Clemson knows the high cost of turnovers

The trend in Clemson’s two losses this year was glaring: six turnovers against South Carolina and four against Florida State.

“You sit and preach it, and you coach it, and you talk it all the time,” said Clemson offensive coordinator Chad Morris. “At some point, you’ve just got to take care of the football.”

Now would be the time.

No. 12 Clemson hasn’t played a solid game against a ranked opponent since the season-opener against Georgia, and much of that has to do with the alarming rate the Tigers have turned the ball over. The South Carolina game was a disaster with three fumbles and three interceptions, each seemingly more unbelievable than the last. They’ll have a chance to redeem themselves in the Discover Orange Bowl game against No. 7 Ohio State, a one-loss team good enough to take advantage of Clemson’s mistakes. Clemson enters the game having turned the ball over more this year (22) than it did through last year’s regular season (19).

“They’re just so sound in everything they do,” Morris said of the Buckeyes. “We’ve just got to play well and don’t beat ourselves. That’s the deal in our two losses this year. We turned the ball over, and special teams turned the ball over. Those are things you just can’t do to give yourself a chance.”

Clemson was 6-0 and ranked No. 3 in the country heading into the Oct. 19 game against Florida State. A big reason for that success was the fact that the Tigers were No. 4 in the country in turnover margin at that time. They had a 56-0 advantage on the opposition in terms of points off turnovers.

The Florida State game changed that stat quickly.

The Seminoles scored 24 points off turnovers in the 51-14 win. It was just as bad against South Carolina. In what was Clemson’s fifth straight loss to the Gamecocks, South Carolina won points off turnovers 21-0.

The difference has been glaring, as Clemson had 10 turnovers in its two losses and just 12 in its 10 wins this year. Clemson coach Dabo Swinney is 32-3 at Clemson when the Tigers win the turnover margin statistics.

Much of the pressure to improve the turnover margin falls on quarterback Tajh Boyd, who finished his career having thrown five picks in four games (and been sacked 19 times) against South Carolina.

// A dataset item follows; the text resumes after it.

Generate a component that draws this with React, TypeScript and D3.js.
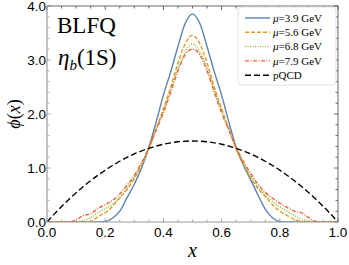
import React from "react";
import * as d3 from "d3";

// sample positions along x
const xs = [
  0, 0.025, 0.05, 0.075, 0.1, 0.125, 0.15, 0.175, 0.2, 0.225, 0.25, 0.275, 0.3, 0.325, 0.35, 0.375, 0.4, 0.425,
  0.45, 0.475, 0.5, 0.525, 0.55, 0.575, 0.6, 0.625, 0.65, 0.675, 0.7, 0.725, 0.75, 0.775, 0.8, 0.825, 0.85, 0.875,
  0.9, 0.925, 0.95, 0.975, 1,
];

const mu39 = [
  0, 0, 0, 0, 0, 0, 0, 0, 0.01, 0.07, 0.2, 0.45, 0.7, 1.0, 1.38, 1.85, 2.35, 2.78, 3.25, 3.68, 3.85, 3.68, 3.25,
  2.78, 2.35, 1.85, 1.38, 1.05, 0.78, 0.5, 0.24, 0.08, 0.01, 0, 0, 0, 0, 0, 0, 0, 0,
];
const mu56 = [
  0, 0, 0, 0, 0, 0, 0.01, 0.1, 0.17, 0.29, 0.45, 0.6, 0.8, 1.05, 1.35, 1.72, 2.1, 2.5, 2.95, 3.3, 3.46, 3.3, 2.95,
  2.5, 2.1, 1.72, 1.35, 1.07, 0.82, 0.62, 0.47, 0.32, 0.2, 0.12, 0.05, 0.01, 0, 0, 0, 0, 0,
];
const mu68 = [
  0, 0, 0, 0, 0, 0.03, 0.08, 0.17, 0.25, 0.33, 0.45, 0.62, 0.83, 1.08, 1.38, 1.72, 2.07, 2.45, 2.85, 3.15, 3.3, 3.15,
  2.85, 2.45, 2.07, 1.72, 1.38, 1.1, 0.86, 0.65, 0.5, 0.38, 0.28, 0.2, 0.12, 0.05, 0.01, 0, 0, 0, 0,
];
const mu79 = [
  0, 0, 0, 0, 0.04, 0.12, 0.15, 0.25, 0.32, 0.4, 0.52, 0.68, 0.86, 1.1, 1.38, 1.7, 2.02, 2.4, 2.8, 3.1, 3.2, 3.1, 2.8,
  2.4, 2.02, 1.7, 1.38, 1.12, 0.9, 0.7, 0.55, 0.44, 0.35, 0.27, 0.2, 0.17, 0.08, 0.01, 0, 0, 0,
];
const pqcd = [
  0, 0.146, 0.285, 0.416, 0.54, 0.656, 0.765, 0.866, 0.96, 1.046, 1.125, 1.196, 1.26, 1.316, 1.365, 1.406, 1.44,
  1.466, 1.485, 1.496, 1.5, 1.496, 1.485, 1.466, 1.44, 1.406, 1.365, 1.316, 1.26, 1.196, 1.125, 1.046, 0.96, 0.866,
  0.765, 0.656, 0.54, 0.416, 0.285, 0.146, 0,
];

const xTicks = [0, 0.2, 0.4, 0.6, 0.8, 1.0];
const yTicks = [0, 1, 2, 3, 4];
const legendMus = ["3.9", "5.6", "6.8", "7.9"];

const series = [
  { name: "mu39", values: mu39, color: "#5e81b5", dash: "" },
  { name: "mu56", values: mu56, color: "#e19c24", dash: "4,2" },
  { name: "mu68", values: mu68, color: "#8fb032", dash: "1,1.5" },
  { name: "mu79", values: mu79, color: "#eb6235", dash: "4,1.5,1,1.5" },
  { name: "pqcd", values: pqcd, color: "#000000", dash: "6,3" },
];

export default function App() {
  const w = 349;
  const h = 265;
  const left = 47;
  const right = 338;
  const top = 6;
  const bottom = 222;

  const x = d3.scaleLinear().domain([0, 1]).range([left, right]);
  const y = d3.scaleLinear().domain([0, 4]).range([bottom, top]);

  const line = d3
    .line<number>()
    .x((_, i) => x(xs[i]))
    .y((d) => y(d))
    .curve(d3.curveMonotoneX);

  const xMinor = d3.range(0, 1.0001, 0.05);
  const yMinor = d3.range(0, 4.0001, 0.2);
  const frame = "#9a9a9a";
  const sans = "Liberation Sans, Arial, sans-serif";
  const serif = "Liberation Serif, Times New Roman, serif";

  return (
    <svg width={w} height={h} style={{ position: "absolute", left: 0, top: 0 }}>
      <rect width={w} height={h} fill="white" />
      <defs>
        <clipPath id="plot">
          <rect x={left} y={top} width={right - left} height={bottom - top} />
        </clipPath>
      </defs>

      {/* frame ticks */}
      {xMinor.map((t, i) => {
        const major = Math.abs(t * 5 - Math.round(t * 5)) < 1e-6;
        const len = major ? 4 : 2.5;
        return (
          <g key={"xt" + i} stroke={frame} strokeWidth={0.8}>
            <line x1={x(t)} x2={x(t)} y1={bottom} y2={bottom - len} />
            <line x1={x(t)} x2={x(t)} y1={top} y2={top + len} stroke="#444" />
          </g>
        );
      })}
      {yMinor.map((t, i) => {
        const major = Math.abs(t - Math.round(t)) < 1e-6;
        const len = major ? 4 : 2.5;
        return (
          <g key={"yt" + i} stroke={frame} strokeWidth={0.8}>
            <line x1={left} x2={left + len} y1={y(t)} y2={y(t)} />
            <line x1={right} x2={right - len} y1={y(t)} y2={y(t)} stroke="#444" />
          </g>
        );
      })}

      <g clipPath="url(#plot)">
        {series.map((s) => (
          <path
            key={s.name}
            d={line(s.values) ?? ""}
            fill="none"
            stroke={s.color}
            strokeWidth={1.4}
            strokeDasharray={s.dash}
          />
        ))}
      </g>

      {/* frame */}
      <line x1={left} x2={right} y1={top} y2={top} stroke="#444" strokeWidth={0.8} />
      <line x1={right} x2={right} y1={top} y2={bottom} stroke="#444" strokeWidth={0.8} />
      <line x1={left} x2={left} y1={top} y2={bottom} stroke={frame} strokeWidth={1.2} />
      <line x1={left} x2={right} y1={bottom} y2={bottom} stroke={frame} strokeWidth={1.2} />

      {/* tick labels */}
      {xTicks.map((t) => (
        <text key={"xl" + t} x={x(t)} y={bottom + 15} textAnchor="middle" fontFamily={sans} fontSize={13.5}>
          {t.toFixed(1)}
        </text>
      ))}
      {yTicks.map((t) => (
        <text key={"yl" + t} x={left - 1} y={y(t) + 5} textAnchor="end" fontFamily={sans} fontSize={13.5}>
          {t.toFixed(1)}
        </text>
      ))}

      {/* axis titles */}
      <text x={(left + right) / 2} y={257} textAnchor="middle" fontFamily={serif} fontStyle="italic" fontSize={20}>
        x
      </text>
      <text
        transform={`translate(20,${(top + bottom) / 2}) rotate(-90)`}
        textAnchor="middle"
        fontFamily={serif}
        fontSize={18}
      >
        <tspan fontStyle="italic">ϕ</tspan>(<tspan fontStyle="italic">x</tspan>)
      </text>

      {/* annotations */}
      <text x={57} y={33} fontFamily={serif} fontSize={23}>
        BLFQ
      </text>
      <text x={58} y={65} fontFamily={serif} fontSize={23}>
        <tspan fontStyle="italic">η</tspan>
        <tspan fontStyle="italic" fontSize={15} dy={5}>
          b
        </tspan>
        <tspan dy={-5}>(1S)</tspan>
      </text>

      {/* legend */}
      <rect x={238} y={7} width={98} height={78} rx={4} fill="white" stroke="#d8d8d8" strokeWidth={0.8} />
      {series.map((s, i) => {
        const ly = 18 + i * 14.3;
        return (
          <g key={"lg" + s.name}>
            <line x1={245} x2={270} y1={ly} y2={ly} stroke={s.color} strokeWidth={1.4} strokeDasharray={s.dash} />
            <text x={273} y={ly + 3.8} fontFamily={serif} fontSize={11}>
              {i < 4 ? (
                <>
                  <tspan fontStyle="italic">μ</tspan>={legendMus[i]} GeV
                </>
              ) : (
                "pQCD"
              )}
            </text>
          </g>
        );
      })}
    </svg>
  );
}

“I think Tajh needs to play well,” Morris said. “After coming off of the South Carolina game, I think he needs to play well. He had a great bowl performance last year against LSU. I think he’s done a good job to this point. Obviously we have about nine more practices to get him ready. He’s a competitor.”

The good news for Clemson is that Boyd has rebounded from a poor performance in a loss to South Carolina before. In 2012, Boyd threw two picks against the Gamecocks and Clemson lost 27-17. He responded with one of the best performances of his career in a win over No. 8 LSU in the Chick-fil-A Bowl. That win was a turning point for the program, one that catapulted the Tigers into the national title talk all offseason and was further boosted by the win over Georgia.

Since then, though, Clemson has failed to deliver on the big stage.

The Tigers have already turned over two big opportunities. This is their chance to hang onto a third.